* _To do_: The listing below begins with the first line you should copy; stop after the line containing "const yStep = 1;", and drop every picture.

* _Information given_:
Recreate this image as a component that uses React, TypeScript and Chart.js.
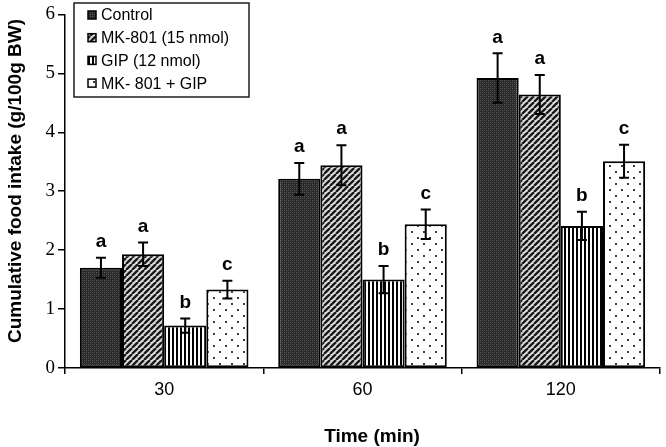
import { useEffect, useRef } from 'react';
import { Chart, registerables } from 'chart.js';

Chart.register(...registerables);

// Time after injection (min)
const timePoints = ['30', '60', '120'];
const seriesNames = ['Control', 'MK-801 (15 nmol)', 'GIP (12 nmol)', 'MK- 801 + GIP'];

// Cumulative food intake (g/100g BW), mean
const controlIntake = [1.70, 3.21, 4.92];
const mk801Intake = [1.93, 3.44, 4.64];
const gipIntake = [0.72, 1.50, 2.41];
const comboIntake = [1.33, 2.44, 3.51];

// Standard error of the mean
const controlSem = [0.17, 0.27, 0.42];
const mk801Sem = [0.20, 0.34, 0.33];
const gipSem = [0.12, 0.23, 0.24];
const comboSem = [0.15, 0.25, 0.28];

// Significance letters
const controlLetters = ['a', 'a', 'a'];
const mk801Letters = ['a', 'a', 'a'];
const gipLetters = ['b', 'b', 'b'];
const comboLetters = ['c', 'c', 'c'];

const yMin = 0;
const yMax = 6;
const yStep = 1;

const xTitle = 'Time (min)';
const yTitle = 'Cumulative food intake (g/100g BW)';

const SANS = '"Liberation Sans", Arial, sans-serif';
const SERIF = '"Liberation Serif", "Times New Roman", serif';

function makeTile(w: number, h: number, draw: (c: CanvasRenderingContext2D) => void) {
  const cv = document.createElement('canvas');
  cv.width = w;
  cv.height = h;
  const c = cv.getContext('2d')!;
  draw(c);
  return cv;
}

function buildPatterns(ctx: CanvasRenderingContext2D) {
  const dark = makeTile(4, 4, (c) => {
    c.fillStyle = '#2a2a2a';
    c.fillRect(0, 0, 4, 4);
    c.fillStyle = '#5e5e5e';
    c.fillRect(0, 0, 1, 1);
    c.fillRect(2, 2, 1, 1);
    c.fillStyle = '#474747';
    c.fillRect(2, 0, 1, 1);
    c.fillRect(0, 2, 1, 1);
  });
  const diag = makeTile(6, 6, (c) => {
    c.fillStyle = '#e0e0e0';
    c.fillRect(0, 0, 6, 6);
    c.strokeStyle = '#1a1a1a';
    c.lineWidth = 2.4;
    for (const k of [-6, 0, 6]) {
      c.beginPath();
      c.moveTo(k, 6);
      c.lineTo(k + 6, 0);
      c.stroke();
    }
  });
  const vert = makeTile(4, 4, (c) => {
    c.fillStyle = '#ffffff';
    c.fillRect(0, 0, 4, 4);
    c.fillStyle = '#000000';
    c.fillRect(0, 0, 2, 4);
  });
  const dots = makeTile(12, 12, (c) => {
    c.fillStyle = '#ffffff';
    c.fillRect(0, 0, 12, 12);
    c.fillStyle = '#3a3a3a';
    c.fillRect(3, 3, 2, 2);
    c.fillRect(9, 9, 2, 2);
  });
  return [dark, diag, vert, dots].map((t) => ctx.createPattern(t, 'repeat') as CanvasPattern);
}

const semBySeries = [controlSem, mk801Sem, gipSem, comboSem];
const lettersBySeries = [controlLetters, mk801Letters, gipLetters, comboLetters];

const errorBarPlugin = {
  id: 'errorBars',
  afterDatasetsDraw(chart: any) {
    const { ctx } = chart;
    const y = chart.scales.y;
    ctx.save();
    chart.data.datasets.forEach((ds: any, di: number) => {
      const meta = chart.getDatasetMeta(di);
      meta.data.forEach((bar: any, i: number) => {
        const v = ds.data[i];
        const e = semBySeries[di][i];
        const x = bar.x;
        const top = y.getPixelForValue(v + e);
        const bot = y.getPixelForValue(v - e);
        ctx.strokeStyle = '#000';
        ctx.lineWidth = 2;
        ctx.beginPath();
        ctx.moveTo(x, top);
        ctx.lineTo(x, bot);
        ctx.moveTo(x - 5, top);
        ctx.lineTo(x + 5, top);
        ctx.moveTo(x - 5, bot);
        ctx.lineTo(x + 5, bot);
        ctx.stroke();
        ctx.fillStyle = '#000';
        ctx.font = `bold 19px ${SANS}`;
        ctx.textAlign = 'center';
        ctx.textBaseline = 'middle';
        ctx.fillText(lettersBySeries[di][i], x, top - 16);
      });
    });
    ctx.restore();
  },
};

// Axis titles, placed by hand
const axisTitlePlugin = {
  id: 'axisTitles',
  afterDraw(chart: any) {
    const { ctx } = chart;
    ctx.save();
    ctx.fillStyle = '#000';
    ctx.font = `bold 19px ${SANS}`;
    ctx.textAlign = 'center';
    ctx.textBaseline = 'middle';
    ctx.fillText(xTitle, 372, 437);
    ctx.translate(16, 181);
    ctx.rotate(-Math.PI / 2);
    ctx.fillText(yTitle, 0, 0);
    ctx.restore();
  },
};

const boxLegendPlugin = {
  id: 'boxLegend',
  afterDraw(chart: any) {
    const { ctx } = chart;
    ctx.save();
    ctx.strokeStyle = '#1e1e1e';
    ctx.lineWidth = 1.5;
    ctx.fillStyle = '#fff';
    ctx.fillRect(74, 3, 175, 94);
    ctx.strokeRect(74, 3, 175, 94);
    chart.data.datasets.forEach((ds: any, i: number) => {
      const cy = 15 + i * 22.7;
      ctx.fillStyle = ds.backgroundColor;
      ctx.fillRect(88, cy - 4, 8, 8);
      ctx.strokeStyle = '#000';
      ctx.lineWidth = 1.5;
      ctx.strokeRect(88, cy - 4, 8, 8);
      ctx.fillStyle = '#000';
      ctx.font = `16px ${SANS}`;
      ctx.textAlign = 'left';
      ctx.textBaseline = 'middle';
      ctx.fillText(ds.label, 101, cy + 1);
    });
    ctx.restore();
  },
};

export default function App() {
  const canvasRef = useRef<HTMLCanvasElement>(null);

  useEffect(() => {
    document.body.style.margin = '0';
    const canvas = canvasRef.current!;
    const ctx = canvas.getContext('2d')!;
    const [pDark, pDiag, pVert, pDots] = buildPatterns(ctx);
    const series = [controlIntake, mk801Intake, gipIntake, comboIntake];
    const fills = [pDark, pDiag, pVert, pDots];

    const chart = new Chart(canvas, {
      type: 'bar',
      data: {
        labels: timePoints,
        datasets: series.map((d, i) => ({
          label: seriesNames[i],
          data: d,
          backgroundColor: fills[i] as any,
          borderColor: '#000',
          borderWidth: 2,
          borderSkipped: false,
          categoryPercentage: 0.85,
          barPercentage: 1,
        })),
      },
      options: {
        responsive: false,
        animation: false,
        layout: { padding: { top: 11, right: 6, left: 0, bottom: 0 } },
        plugins: {
          legend: { display: false },
          tooltip: { enabled: false },
        },
        scales: {
          x: {
            offset: true,
            grid: {
              display: true,
              offset: true,
              drawOnChartArea: false,
              tickLength: 6,
              color: '#000',
              lineWidth: 1.5,
            },
            border: { display: true, color: '#000', width: 1.5 },
            ticks: {
              color: '#000',
              font: { family: SANS, size: 18 },
              padding: 5,
            },
            afterFit: (scale: any) => {
              scale.height = 79;
            },
          },
          y: {
            min: yMin,
            max: yMax,
            ticks: {
              stepSize: yStep,
              color: '#000',
              font: { family: SERIF, size: 19 },
              padding: 3,
            },
            grid: {
              display: true,
              drawOnChartArea: false,
              tickLength: 7,
              color: '#000',
              lineWidth: 1.5,
            },
            border: { display: true, color: '#000', width: 1.5 },
            afterFit: (scale: any) => {
              scale.width = 65;
            },
          },
        },
      },
      plugins: [errorBarPlugin, axisTitlePlugin, boxLegendPlugin],
    });
    return () => chart.destroy();
  }, []);

  return <canvas ref={canvasRef} width={666} height={447} style={{ display: 'block' }} />;
}
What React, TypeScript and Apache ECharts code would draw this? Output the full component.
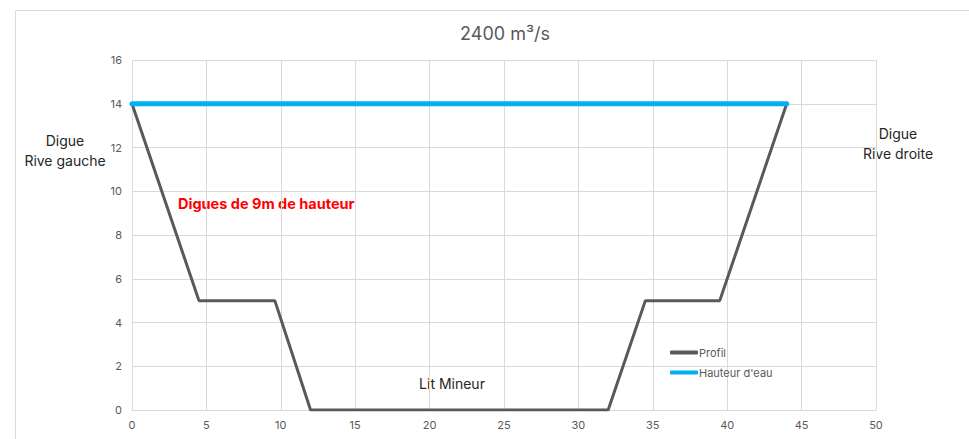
import React, { useEffect, useRef } from "react";
import * as echarts from "echarts";

const profilX = [0, 4.5, 9.6, 12, 32, 34.5, 39.5, 44];
const profilY = [14, 5, 5, 0, 0, 5, 5, 14];
const eauX = [0, 44];
const eauY = [14, 14];
const titleText = "2400 m³/s";
const seriesNames = ["Profil", "Hauteur d'eau"];

export default function App() {
  const ref = useRef<HTMLDivElement>(null);
  useEffect(() => {
    const chart = echarts.init(ref.current!, null, { renderer: "svg" });
    const font = "Inter, 'Open Sans', sans-serif";
    chart.setOption({
      animation: false,
      backgroundColor: "#ffffff",
      title: {
        text: titleText,
        left: 500,
        top: 19,
        textAlign: "center",
        textStyle: { color: "#595959", fontSize: 18, fontWeight: "normal", fontFamily: font },
      },
      grid: { left: 132, right: 93, top: 60, bottom: 29 },
      xAxis: {
        type: "value",
        min: 0,
        max: 50,
        interval: 5,
        axisLine: { show: true, lineStyle: { color: "#d9d9d9", width: 1 } },
        axisTick: { show: false },
        axisLabel: { color: "#595959", fontSize: 11, fontFamily: font, margin: 9 },
        splitLine: { show: true, lineStyle: { color: "#d9d9d9", width: 1 } },
      },
      yAxis: {
        type: "value",
        min: 0,
        max: 16,
        interval: 2,
        axisLine: { show: false },
        axisTick: { show: false },
        axisLabel: { color: "#595959", fontSize: 11, fontFamily: font, margin: 10 },
        splitLine: { show: true, lineStyle: { color: "#d9d9d9", width: 1 } },
      },
      legend: {
        orient: "vertical",
        left: 665,
        top: 342,
        itemGap: 9,
        itemWidth: 28,
        itemHeight: 4,
        icon: "roundRect",
        textStyle: { color: "#595959", fontSize: 11, fontFamily: font, padding: [0, 0, 0, -4] },
        data: seriesNames,
      },
      series: [
        {
          name: seriesNames[0],
          type: "line",
          data: profilX.map((x, i) => [x, profilY[i]]),
          showSymbol: false,
          symbol: "none",
          lineStyle: { color: "#595959", width: 3 },
          itemStyle: { color: "#595959" },
          z: 2,
        },
        {
          name: seriesNames[1],
          type: "line",
          data: eauX.map((x, i) => [x, eauY[i]]),
          showSymbol: false,
          symbol: "none",
          lineStyle: { color: "#00B0F0", width: 5, cap: "round" },
          itemStyle: { color: "#00B0F0" },
          z: 3,
        },
      ],
      graphic: [
        {
          type: "rect",
          left: 13,
          top: 8,
          shape: { width: 1000, height: 500 },
          style: { fill: "none", stroke: "#d9d9d9", lineWidth: 1 },
          silent: true,
          z: -10,
        },
        {
          type: "text",
          x: 65,
          y: 130,
          style: {
            text: "Digue\nRive gauche",
            align: "center",
            fill: "#262626",
            fontSize: 14,
            lineHeight: 20,
            fontFamily: font,
          },
        },
        {
          type: "text",
          x: 898,
          y: 123,
          style: {
            text: "Digue\nRive droite",
            align: "center",
            fill: "#262626",
            fontSize: 14,
            lineHeight: 20,
            fontFamily: font,
          },
        },
        {
          type: "text",
          x: 178,
          y: 196,
          style: {
            text: "Digues de 9m de hauteur",
            fill: "#ff0000",
            fontSize: 14.5,
            fontWeight: "bold",
            fontFamily: font,
          },
        },
        {
          type: "text",
          x: 452,
          y: 376,
          style: {
            text: "Lit Mineur",
            align: "center",
            fill: "#262626",
            fontSize: 14,
            fontFamily: font,
          },
        },
      ],
    });
    return () => chart.dispose();
  }, []);
  return (
    <div
      ref={ref}
      style={{ position: "fixed", left: 0, top: 0, width: 969, height: 439 }}
    />
  );
}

* _Solution for this task_:
Recreate this image as a component that uses React, TypeScript and Chart.js.
import { useEffect, useRef } from 'react';
import { Chart, registerables } from 'chart.js';

Chart.register(...registerables);

// Time after injection (min)
const timePoints = ['30', '60', '120'];
const seriesNames = ['Control', 'MK-801 (15 nmol)', 'GIP (12 nmol)', 'MK- 801 + GIP'];

// Cumulative food intake (g/100g BW), mean
const controlIntake = [1.70, 3.21, 4.92];
const mk801Intake = [1.93, 3.44, 4.64];
const gipIntake = [0.72, 1.50, 2.41];
const comboIntake = [1.33, 2.44, 3.51];

// Standard error of the mean
const controlSem = [0.17, 0.27, 0.42];
const mk801Sem = [0.20, 0.34, 0.33];
const gipSem = [0.12, 0.23, 0.24];
const comboSem = [0.15, 0.25, 0.28];

// Significance letters
const controlLetters = ['a', 'a', 'a'];
const mk801Letters = ['a', 'a', 'a'];
const gipLetters = ['b', 'b', 'b'];
const comboLetters = ['c', 'c', 'c'];

const yMin = 0;
const yMax = 6;
const yStep = 1;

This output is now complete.